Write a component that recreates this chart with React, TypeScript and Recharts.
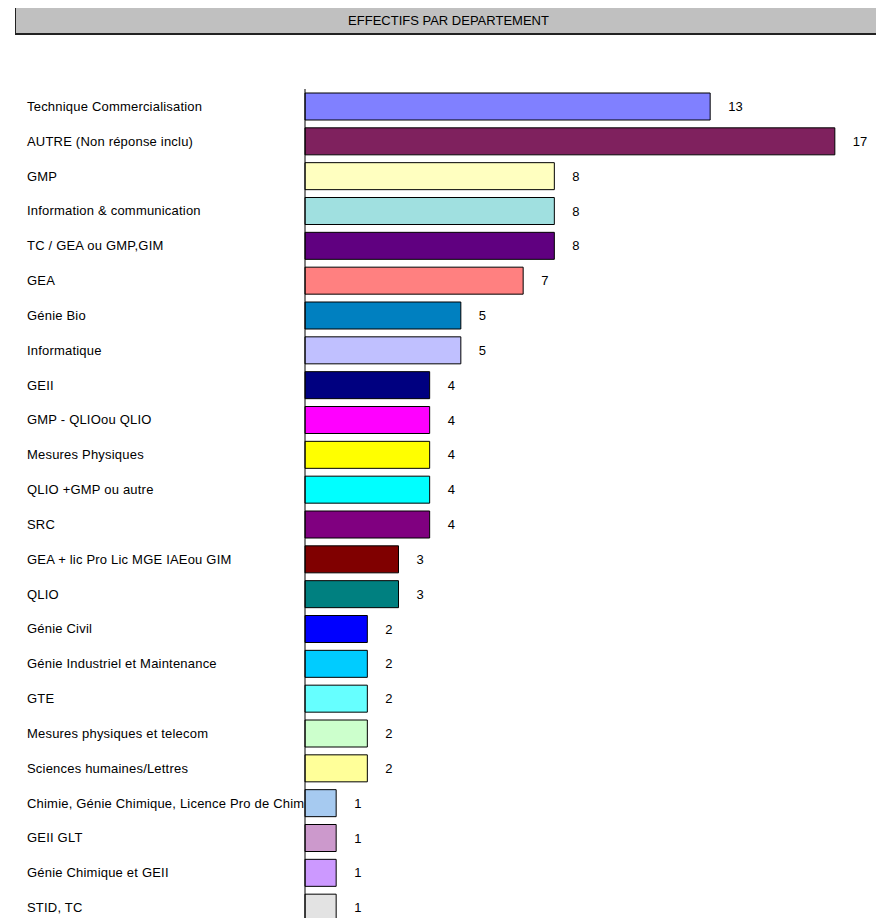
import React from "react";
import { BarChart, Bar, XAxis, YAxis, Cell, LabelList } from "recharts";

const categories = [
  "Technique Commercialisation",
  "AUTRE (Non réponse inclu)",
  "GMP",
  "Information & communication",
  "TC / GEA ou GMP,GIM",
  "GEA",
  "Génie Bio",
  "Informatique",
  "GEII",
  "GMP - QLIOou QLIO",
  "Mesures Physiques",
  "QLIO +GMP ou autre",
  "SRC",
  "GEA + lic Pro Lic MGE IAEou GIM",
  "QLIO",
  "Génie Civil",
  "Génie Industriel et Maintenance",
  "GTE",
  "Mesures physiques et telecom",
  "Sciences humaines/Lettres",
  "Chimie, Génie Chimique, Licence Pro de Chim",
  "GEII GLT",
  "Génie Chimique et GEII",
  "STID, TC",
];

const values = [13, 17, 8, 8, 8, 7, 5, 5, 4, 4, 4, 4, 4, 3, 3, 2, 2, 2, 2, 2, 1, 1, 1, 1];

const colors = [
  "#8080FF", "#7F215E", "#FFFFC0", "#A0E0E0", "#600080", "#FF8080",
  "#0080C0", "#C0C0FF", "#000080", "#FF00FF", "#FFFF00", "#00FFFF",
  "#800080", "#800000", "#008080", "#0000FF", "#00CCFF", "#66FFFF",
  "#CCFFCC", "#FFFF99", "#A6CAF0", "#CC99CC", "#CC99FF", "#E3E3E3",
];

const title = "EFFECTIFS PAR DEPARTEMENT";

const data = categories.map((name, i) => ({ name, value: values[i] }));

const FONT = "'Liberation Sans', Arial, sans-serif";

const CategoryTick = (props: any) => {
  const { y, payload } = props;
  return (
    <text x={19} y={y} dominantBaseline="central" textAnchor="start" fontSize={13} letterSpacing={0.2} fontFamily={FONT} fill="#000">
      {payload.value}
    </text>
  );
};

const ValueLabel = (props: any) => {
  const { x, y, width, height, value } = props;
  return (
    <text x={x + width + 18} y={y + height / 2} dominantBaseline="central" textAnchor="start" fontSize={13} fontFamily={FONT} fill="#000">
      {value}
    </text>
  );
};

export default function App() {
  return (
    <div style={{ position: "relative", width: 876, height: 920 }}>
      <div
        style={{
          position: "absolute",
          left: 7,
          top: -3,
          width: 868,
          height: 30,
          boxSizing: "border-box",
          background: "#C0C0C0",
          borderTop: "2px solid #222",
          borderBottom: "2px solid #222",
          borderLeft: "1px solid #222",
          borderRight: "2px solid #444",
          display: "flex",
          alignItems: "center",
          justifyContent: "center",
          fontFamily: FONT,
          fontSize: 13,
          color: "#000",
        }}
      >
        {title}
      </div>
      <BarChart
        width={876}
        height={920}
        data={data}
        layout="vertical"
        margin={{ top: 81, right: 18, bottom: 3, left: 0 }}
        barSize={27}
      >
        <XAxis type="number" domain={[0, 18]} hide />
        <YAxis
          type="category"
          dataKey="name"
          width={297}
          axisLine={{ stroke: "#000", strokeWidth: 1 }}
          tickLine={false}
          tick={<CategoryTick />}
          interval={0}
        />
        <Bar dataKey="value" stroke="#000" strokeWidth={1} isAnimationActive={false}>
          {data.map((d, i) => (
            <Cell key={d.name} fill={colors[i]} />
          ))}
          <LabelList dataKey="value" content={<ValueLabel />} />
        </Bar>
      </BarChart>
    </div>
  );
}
+ + + + + + +
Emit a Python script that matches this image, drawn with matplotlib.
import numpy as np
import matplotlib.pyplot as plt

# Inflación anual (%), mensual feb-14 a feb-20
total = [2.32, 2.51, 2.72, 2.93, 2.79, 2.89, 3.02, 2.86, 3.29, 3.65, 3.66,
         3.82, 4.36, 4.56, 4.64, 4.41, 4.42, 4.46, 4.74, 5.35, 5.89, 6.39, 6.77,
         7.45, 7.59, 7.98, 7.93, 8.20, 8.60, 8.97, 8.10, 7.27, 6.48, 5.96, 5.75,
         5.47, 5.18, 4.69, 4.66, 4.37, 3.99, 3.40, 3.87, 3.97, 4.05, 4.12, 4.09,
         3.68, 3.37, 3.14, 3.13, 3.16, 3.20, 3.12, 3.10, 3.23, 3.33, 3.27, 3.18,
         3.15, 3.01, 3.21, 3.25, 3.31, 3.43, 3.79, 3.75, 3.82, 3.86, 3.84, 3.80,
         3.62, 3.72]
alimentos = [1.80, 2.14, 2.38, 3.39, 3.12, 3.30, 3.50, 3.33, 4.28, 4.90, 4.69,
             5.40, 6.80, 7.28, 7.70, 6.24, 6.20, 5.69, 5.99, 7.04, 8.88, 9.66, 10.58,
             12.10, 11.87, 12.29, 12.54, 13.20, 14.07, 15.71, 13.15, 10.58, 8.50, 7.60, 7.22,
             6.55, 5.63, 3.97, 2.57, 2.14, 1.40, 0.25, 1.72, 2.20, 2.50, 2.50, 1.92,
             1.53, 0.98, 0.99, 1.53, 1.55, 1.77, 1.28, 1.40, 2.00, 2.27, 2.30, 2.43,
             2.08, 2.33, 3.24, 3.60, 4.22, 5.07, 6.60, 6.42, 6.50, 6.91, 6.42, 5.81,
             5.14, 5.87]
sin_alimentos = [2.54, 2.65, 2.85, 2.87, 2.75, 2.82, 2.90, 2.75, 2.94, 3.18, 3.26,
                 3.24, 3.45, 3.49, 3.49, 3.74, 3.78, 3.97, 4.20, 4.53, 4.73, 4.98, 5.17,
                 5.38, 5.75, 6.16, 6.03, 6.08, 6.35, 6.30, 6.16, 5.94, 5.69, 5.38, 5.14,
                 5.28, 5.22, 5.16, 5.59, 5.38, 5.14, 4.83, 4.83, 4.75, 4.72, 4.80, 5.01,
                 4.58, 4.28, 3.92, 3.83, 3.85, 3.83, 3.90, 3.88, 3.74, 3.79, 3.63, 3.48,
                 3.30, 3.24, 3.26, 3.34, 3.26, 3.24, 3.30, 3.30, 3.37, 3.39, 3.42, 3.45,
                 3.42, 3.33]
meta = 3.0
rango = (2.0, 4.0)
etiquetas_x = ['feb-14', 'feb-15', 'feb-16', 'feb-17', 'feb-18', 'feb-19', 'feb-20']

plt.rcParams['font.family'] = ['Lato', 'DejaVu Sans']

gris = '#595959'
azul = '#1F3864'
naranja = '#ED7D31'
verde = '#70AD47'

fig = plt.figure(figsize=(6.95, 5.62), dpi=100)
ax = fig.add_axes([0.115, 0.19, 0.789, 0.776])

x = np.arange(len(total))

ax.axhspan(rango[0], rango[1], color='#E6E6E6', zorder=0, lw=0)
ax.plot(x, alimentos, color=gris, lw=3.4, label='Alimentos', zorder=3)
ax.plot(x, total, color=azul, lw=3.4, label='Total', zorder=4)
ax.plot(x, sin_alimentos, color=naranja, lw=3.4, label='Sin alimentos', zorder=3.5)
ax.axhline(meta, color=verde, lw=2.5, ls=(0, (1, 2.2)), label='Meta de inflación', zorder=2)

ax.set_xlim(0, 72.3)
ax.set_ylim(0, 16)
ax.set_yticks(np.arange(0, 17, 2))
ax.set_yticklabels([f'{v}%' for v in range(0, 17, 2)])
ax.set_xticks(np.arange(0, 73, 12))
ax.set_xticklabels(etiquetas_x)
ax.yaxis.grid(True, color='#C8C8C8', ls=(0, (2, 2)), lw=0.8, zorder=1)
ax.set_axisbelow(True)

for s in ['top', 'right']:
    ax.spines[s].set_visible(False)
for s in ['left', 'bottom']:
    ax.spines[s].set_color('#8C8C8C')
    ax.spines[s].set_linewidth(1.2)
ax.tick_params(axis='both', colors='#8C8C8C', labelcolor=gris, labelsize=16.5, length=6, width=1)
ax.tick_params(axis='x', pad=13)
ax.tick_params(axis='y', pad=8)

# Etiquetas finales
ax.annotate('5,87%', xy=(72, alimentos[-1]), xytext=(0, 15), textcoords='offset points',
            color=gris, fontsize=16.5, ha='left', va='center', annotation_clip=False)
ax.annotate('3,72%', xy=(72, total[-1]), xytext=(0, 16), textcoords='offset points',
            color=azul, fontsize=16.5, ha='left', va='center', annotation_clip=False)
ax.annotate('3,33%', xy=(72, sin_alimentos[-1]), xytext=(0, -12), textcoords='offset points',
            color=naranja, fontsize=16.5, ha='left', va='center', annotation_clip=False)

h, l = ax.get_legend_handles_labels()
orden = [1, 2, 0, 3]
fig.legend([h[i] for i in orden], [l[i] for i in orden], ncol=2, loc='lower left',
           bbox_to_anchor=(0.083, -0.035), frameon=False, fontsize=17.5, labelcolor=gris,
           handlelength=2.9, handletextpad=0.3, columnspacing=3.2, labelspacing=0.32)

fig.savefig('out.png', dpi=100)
+ + + + + + +
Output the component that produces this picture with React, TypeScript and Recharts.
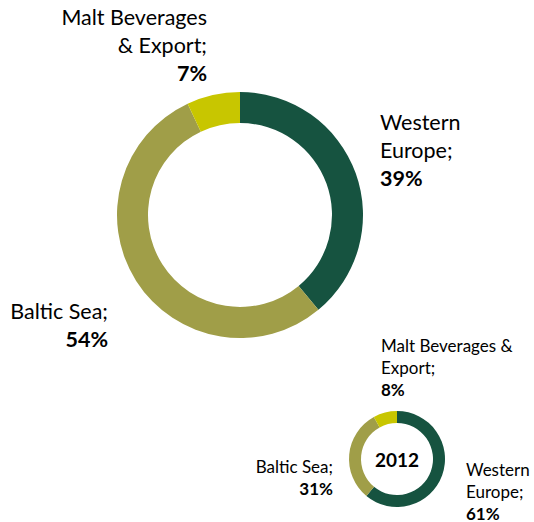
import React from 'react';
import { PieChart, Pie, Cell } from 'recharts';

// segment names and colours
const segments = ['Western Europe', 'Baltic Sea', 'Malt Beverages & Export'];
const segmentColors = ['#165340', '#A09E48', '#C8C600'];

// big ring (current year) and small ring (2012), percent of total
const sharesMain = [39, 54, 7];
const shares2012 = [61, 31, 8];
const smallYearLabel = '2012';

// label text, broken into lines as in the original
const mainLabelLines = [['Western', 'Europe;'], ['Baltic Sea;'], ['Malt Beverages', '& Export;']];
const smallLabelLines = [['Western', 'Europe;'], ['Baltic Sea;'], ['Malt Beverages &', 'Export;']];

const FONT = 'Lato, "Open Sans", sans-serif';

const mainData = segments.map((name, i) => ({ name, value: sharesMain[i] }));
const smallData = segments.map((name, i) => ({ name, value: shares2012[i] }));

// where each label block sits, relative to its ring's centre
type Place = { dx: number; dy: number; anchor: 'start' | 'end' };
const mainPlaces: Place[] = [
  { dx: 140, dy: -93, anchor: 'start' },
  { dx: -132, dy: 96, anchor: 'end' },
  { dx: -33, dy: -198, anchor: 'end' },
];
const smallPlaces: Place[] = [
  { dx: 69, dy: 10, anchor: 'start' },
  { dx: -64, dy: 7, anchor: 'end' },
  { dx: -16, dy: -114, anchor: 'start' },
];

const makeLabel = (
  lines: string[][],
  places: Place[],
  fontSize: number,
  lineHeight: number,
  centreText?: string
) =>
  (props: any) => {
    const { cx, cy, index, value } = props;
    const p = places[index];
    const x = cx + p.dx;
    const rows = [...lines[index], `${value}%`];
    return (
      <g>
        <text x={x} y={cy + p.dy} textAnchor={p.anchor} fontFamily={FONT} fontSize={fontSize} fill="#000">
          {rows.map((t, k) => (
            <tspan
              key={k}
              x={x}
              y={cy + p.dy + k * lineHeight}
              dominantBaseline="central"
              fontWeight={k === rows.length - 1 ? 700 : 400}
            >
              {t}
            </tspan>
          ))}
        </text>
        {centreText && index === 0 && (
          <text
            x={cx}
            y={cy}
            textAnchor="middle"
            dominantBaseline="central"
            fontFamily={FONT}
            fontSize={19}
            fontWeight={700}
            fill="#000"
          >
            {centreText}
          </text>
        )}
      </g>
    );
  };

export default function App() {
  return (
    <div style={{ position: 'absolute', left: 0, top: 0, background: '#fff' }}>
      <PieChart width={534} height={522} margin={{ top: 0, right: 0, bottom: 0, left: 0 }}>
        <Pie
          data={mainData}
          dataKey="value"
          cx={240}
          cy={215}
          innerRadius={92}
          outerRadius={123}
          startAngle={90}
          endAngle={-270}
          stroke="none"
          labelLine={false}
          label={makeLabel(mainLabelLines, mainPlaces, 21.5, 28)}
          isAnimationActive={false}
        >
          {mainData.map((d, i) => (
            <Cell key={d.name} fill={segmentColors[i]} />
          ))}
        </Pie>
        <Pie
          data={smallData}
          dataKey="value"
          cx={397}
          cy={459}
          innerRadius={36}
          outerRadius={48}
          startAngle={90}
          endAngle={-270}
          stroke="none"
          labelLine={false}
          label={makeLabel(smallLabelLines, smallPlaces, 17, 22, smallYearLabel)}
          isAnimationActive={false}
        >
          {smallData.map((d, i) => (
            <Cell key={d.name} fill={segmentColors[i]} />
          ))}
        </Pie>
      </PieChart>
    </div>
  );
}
+ + + + + + +
What is needed
Leave the pictures out, and transcribe exactly the lines above starting at the one that contains "Output the component" and ending at the one that contains "const smallData = segments.map((name, i)".

Answer below
Output the component that produces this picture with React, TypeScript and Recharts.
import React from 'react';
import { PieChart, Pie, Cell } from 'recharts';

// segment names and colours
const segments = ['Western Europe', 'Baltic Sea', 'Malt Beverages & Export'];
const segmentColors = ['#165340', '#A09E48', '#C8C600'];

// big ring (current year) and small ring (2012), percent of total
const sharesMain = [39, 54, 7];
const shares2012 = [61, 31, 8];
const smallYearLabel = '2012';

// label text, broken into lines as in the original
const mainLabelLines = [['Western', 'Europe;'], ['Baltic Sea;'], ['Malt Beverages', '& Export;']];
const smallLabelLines = [['Western', 'Europe;'], ['Baltic Sea;'], ['Malt Beverages &', 'Export;']];

const FONT = 'Lato, "Open Sans", sans-serif';

const mainData = segments.map((name, i) => ({ name, value: sharesMain[i] }));
const smallData = segments.map((name, i) => ({ name, value: shares2012[i] }));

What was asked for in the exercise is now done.